One of my first memories is of hiding from my mother.
I was seven or eight. My brother, Brandon, and I were crouched behind the living room sofa just steps from the kitchen where we had snitched cookie dough from the refrigerator. We huddled behind a wall of yellow fabric, fortified with foam and springs, unsure that our crime wouldn’t be detected. A great gob of salty-sweet viscous in my mouth as I frantically chewed the evidence, jaw racing to the beat of my pounding heart. Cold chocolate chips in dough like rocks in mud, crushed and swallowed quickly; there was no time for savoring, no time for the beauty of semi-sweet cocoa melting luxuriously on the tip of my tongue. Instead, we listened for footsteps heading to the kitchen or, worse, across the wooden floor of the living room to peer over the broad back of the couch. We weren’t supposed to eat cookie dough.
In the exam room of our pediatrician’s office was a poster listing 101 ways to enjoy life.
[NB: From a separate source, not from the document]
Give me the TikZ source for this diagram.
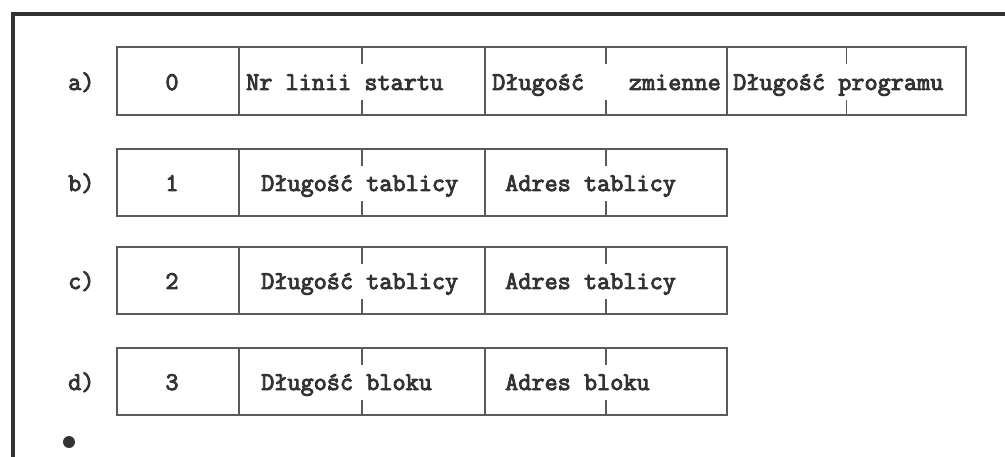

Toward the end of the brightly-colored list, between “walk barefoot in the grass” and some other simple pleasure, were the words “eat cookie dough” in bold blue crayon font. I asked my mom about it; she said it didn’t mean anything. “It’s not safe to eat cookie dough because it has raw eggs,” she said, “You could get sick and die.”
After my check up with the new, younger pediatrician, he asked if I had any questions. I paused for a moment, and looked at my mom smiling on the swivel stool beside the exam table, her hand resting just inches from my dangling leg. Then, in an instant of ten-year-old fearlessness, I sucked in my breath, looked back at the doctor, and asked him about the poster, “Can you eat raw cookie dough? That says you can.” Without skipping a beat, he said it was fine.
“Really? You won’t die?”
“I let my kids eat cookie dough. Salmonella is very rare.”
I don’t remember what my mother said or did, but I remember having latched onto the fact that a doctor had said it was okay. That a doctor said my mom was wrong. I’m sure I reminded her of it for months.
I had a rough childhood. To say my teenage years were a nightmare would be an understatement. Many, maybe even most, of my memories from growing up are not happy ones. “Growing pains” doesn’t cover it; I was a train-wreck of emotions, hormones, and opinions from fourth or fifth grade on, and I constantly butted heads with my mother. It wasn’t until I went to college and had a semblance of life on my own that I finally started to put our relationship into perspective. It wasn’t until I got married and moved halfway across the country that I realized I needed her. And it wasn’t until I had Nora that I began to understand her.
One of the greatest gifts Nora has given me is a deeper love for and understanding of my mother. For a while, I’ve had adult perspective on things like the (once exciting) giant Sam’s Club bottles of ketchup my grandparents bought when they visited from Kansas City. But now, I also understand loving someone so much it hurts.
I know now how incredibly painful it must have been for her to fold three sets of shirts, shorts and socks every-other week into backpacks for weekends away. How it must have felt for her to have two nights in an empty house and two days with no one to call her mommy. I understand wanting to protect from harm and hurt so much that you’d consider permanently strapping on a bicycle helmet. Now I understand that sometimes no matter how hard you try, you can’t get everything right; that being a parent doesn’t mean you have all the answers. That sometimes you just have to make arbitrary rules for your own sanity, and that loving someone doesn’t mean you can’t get frustrated with them.
It’s true that until you have children, you have no idea how much your parents love you. I understand more of her intentions and that she, like everyone, was just doing the best that she could. But what I most understand is how much so many things that I did growing up must have hurt her. And how amazing she is for loving me anyway.When I called my mother today to wish her happy Mother’s Day, she said, “You, too.” We laughed for a moment about how funny that is before moving on to everyday things and forgetting Mother’s Day altogether. It was a short conversation; she was out shopping with her mother.
I spent much of the day reflecting on the kind of mother I want to be. The past few weeks have had a lot of ups and downs, a few of which have been more than apparent to Nora. There are parenting practices I want to take from my mother and some that I don’t. There are memories from my childhood that I hope to replicate for Nora and there are some that I hope she never has. But above all, I hope that she will know how much I love her just as my mother loves me.